--- BEGIN ---

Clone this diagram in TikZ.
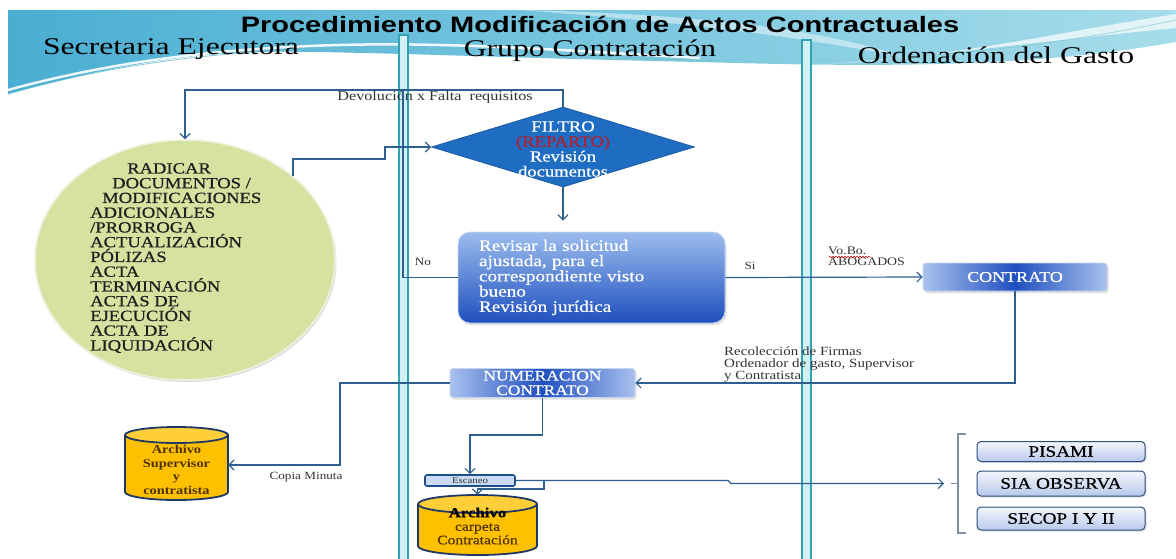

--- END ---
--- BEGIN ---

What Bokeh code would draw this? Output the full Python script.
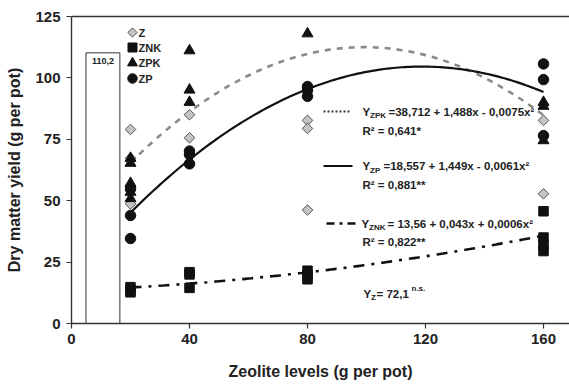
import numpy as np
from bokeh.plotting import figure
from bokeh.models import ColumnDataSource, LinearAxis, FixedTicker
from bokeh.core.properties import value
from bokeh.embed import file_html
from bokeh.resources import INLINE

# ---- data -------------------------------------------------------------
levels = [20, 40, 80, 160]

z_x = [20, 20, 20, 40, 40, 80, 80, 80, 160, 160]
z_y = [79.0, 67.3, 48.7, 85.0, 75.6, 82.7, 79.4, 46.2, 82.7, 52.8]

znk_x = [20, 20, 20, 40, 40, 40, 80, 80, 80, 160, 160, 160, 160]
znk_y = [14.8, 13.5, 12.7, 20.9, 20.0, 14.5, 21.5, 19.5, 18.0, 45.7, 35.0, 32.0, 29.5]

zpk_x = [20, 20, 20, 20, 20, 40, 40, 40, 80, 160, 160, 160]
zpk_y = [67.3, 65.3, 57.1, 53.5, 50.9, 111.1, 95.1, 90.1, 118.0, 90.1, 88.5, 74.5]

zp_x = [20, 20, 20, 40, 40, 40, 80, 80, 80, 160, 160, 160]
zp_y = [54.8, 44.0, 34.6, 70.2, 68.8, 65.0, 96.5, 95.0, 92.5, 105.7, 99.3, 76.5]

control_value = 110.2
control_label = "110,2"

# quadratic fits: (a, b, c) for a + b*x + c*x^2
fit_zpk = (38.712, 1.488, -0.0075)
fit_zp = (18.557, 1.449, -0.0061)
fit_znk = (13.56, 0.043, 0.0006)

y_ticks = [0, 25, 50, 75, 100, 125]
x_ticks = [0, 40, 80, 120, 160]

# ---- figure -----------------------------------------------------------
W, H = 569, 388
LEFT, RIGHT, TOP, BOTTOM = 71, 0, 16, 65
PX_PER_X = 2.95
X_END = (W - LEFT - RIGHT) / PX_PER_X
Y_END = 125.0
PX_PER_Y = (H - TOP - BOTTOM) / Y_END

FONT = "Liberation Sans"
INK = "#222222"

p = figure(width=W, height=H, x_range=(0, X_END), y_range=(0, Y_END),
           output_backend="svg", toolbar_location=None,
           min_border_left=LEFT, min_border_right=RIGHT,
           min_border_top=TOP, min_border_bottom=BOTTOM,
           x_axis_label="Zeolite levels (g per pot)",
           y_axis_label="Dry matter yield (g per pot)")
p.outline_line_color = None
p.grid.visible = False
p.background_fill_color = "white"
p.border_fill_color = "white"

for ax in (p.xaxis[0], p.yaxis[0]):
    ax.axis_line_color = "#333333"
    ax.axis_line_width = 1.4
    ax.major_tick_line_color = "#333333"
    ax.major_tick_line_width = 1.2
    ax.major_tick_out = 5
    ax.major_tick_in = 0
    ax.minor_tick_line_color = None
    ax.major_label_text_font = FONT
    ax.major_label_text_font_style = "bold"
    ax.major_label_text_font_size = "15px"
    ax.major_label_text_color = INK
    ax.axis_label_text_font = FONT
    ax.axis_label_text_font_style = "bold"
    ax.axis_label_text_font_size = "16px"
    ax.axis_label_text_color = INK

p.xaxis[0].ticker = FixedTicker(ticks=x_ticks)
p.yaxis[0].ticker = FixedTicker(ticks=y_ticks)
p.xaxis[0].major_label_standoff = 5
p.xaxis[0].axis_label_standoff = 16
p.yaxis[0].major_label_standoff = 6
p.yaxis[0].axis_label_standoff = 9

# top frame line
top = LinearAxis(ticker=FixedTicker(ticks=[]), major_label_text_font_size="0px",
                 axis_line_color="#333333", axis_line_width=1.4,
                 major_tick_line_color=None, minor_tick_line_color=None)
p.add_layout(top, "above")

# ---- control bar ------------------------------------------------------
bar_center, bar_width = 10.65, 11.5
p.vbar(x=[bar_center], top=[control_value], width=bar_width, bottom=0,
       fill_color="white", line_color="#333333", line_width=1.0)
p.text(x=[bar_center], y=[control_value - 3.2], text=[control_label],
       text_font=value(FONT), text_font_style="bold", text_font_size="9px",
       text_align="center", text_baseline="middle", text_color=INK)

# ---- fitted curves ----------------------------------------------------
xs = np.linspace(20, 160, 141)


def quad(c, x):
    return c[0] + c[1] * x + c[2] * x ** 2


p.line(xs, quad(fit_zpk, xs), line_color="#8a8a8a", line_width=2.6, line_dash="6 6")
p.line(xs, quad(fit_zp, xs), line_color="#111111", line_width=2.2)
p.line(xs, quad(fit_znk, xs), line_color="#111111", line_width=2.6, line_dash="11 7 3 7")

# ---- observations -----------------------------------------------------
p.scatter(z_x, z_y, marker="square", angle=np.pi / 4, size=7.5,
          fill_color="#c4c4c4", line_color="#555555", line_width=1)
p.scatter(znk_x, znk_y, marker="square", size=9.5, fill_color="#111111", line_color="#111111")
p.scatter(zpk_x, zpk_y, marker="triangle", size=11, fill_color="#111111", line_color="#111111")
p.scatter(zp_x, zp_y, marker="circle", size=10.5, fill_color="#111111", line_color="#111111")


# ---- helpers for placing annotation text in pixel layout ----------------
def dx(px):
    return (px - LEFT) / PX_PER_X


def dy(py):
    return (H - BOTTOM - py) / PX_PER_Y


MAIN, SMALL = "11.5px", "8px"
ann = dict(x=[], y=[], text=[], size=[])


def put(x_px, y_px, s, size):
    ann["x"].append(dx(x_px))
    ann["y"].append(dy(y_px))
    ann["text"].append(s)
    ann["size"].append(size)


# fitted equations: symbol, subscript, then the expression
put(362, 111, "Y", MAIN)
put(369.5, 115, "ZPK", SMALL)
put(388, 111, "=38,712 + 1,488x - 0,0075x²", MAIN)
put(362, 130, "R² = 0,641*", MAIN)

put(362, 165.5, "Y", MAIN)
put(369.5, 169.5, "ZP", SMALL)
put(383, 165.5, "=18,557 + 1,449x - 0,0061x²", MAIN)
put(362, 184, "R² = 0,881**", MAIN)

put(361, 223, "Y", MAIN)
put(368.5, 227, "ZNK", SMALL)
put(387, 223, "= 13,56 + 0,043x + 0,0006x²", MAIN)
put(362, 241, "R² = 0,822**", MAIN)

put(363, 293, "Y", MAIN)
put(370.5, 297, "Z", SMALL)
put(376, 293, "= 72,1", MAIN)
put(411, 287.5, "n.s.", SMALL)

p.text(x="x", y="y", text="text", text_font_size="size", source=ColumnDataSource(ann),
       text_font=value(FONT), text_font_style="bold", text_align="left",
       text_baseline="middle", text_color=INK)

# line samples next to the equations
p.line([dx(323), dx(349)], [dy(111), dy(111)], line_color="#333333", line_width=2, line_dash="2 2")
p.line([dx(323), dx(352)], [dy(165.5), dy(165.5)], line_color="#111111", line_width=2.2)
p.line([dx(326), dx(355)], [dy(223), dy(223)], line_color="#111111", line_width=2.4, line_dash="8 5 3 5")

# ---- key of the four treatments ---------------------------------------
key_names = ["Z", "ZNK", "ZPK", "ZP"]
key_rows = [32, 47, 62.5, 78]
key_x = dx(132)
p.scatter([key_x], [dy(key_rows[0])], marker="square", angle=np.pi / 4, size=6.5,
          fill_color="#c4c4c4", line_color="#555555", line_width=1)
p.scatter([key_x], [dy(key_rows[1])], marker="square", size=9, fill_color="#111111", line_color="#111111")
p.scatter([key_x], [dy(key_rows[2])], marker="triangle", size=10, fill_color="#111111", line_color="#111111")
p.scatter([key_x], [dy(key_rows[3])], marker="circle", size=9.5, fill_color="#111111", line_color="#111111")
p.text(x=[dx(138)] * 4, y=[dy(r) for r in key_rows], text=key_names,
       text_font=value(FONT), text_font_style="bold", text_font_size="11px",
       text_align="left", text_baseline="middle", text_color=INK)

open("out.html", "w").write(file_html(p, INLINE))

--- END ---

*THE TASK*. Of the lines above, copy only those from the one holding "What Bokeh code" to the one holding "from bokeh.resources import INLINE", both included, and exclude every image.

*WRITTEN REPLY*.
What Bokeh code would draw this? Output the full Python script.
import numpy as np
from bokeh.plotting import figure
from bokeh.models import ColumnDataSource, LinearAxis, FixedTicker
from bokeh.core.properties import value
from bokeh.embed import file_html
from bokeh.resources import INLINE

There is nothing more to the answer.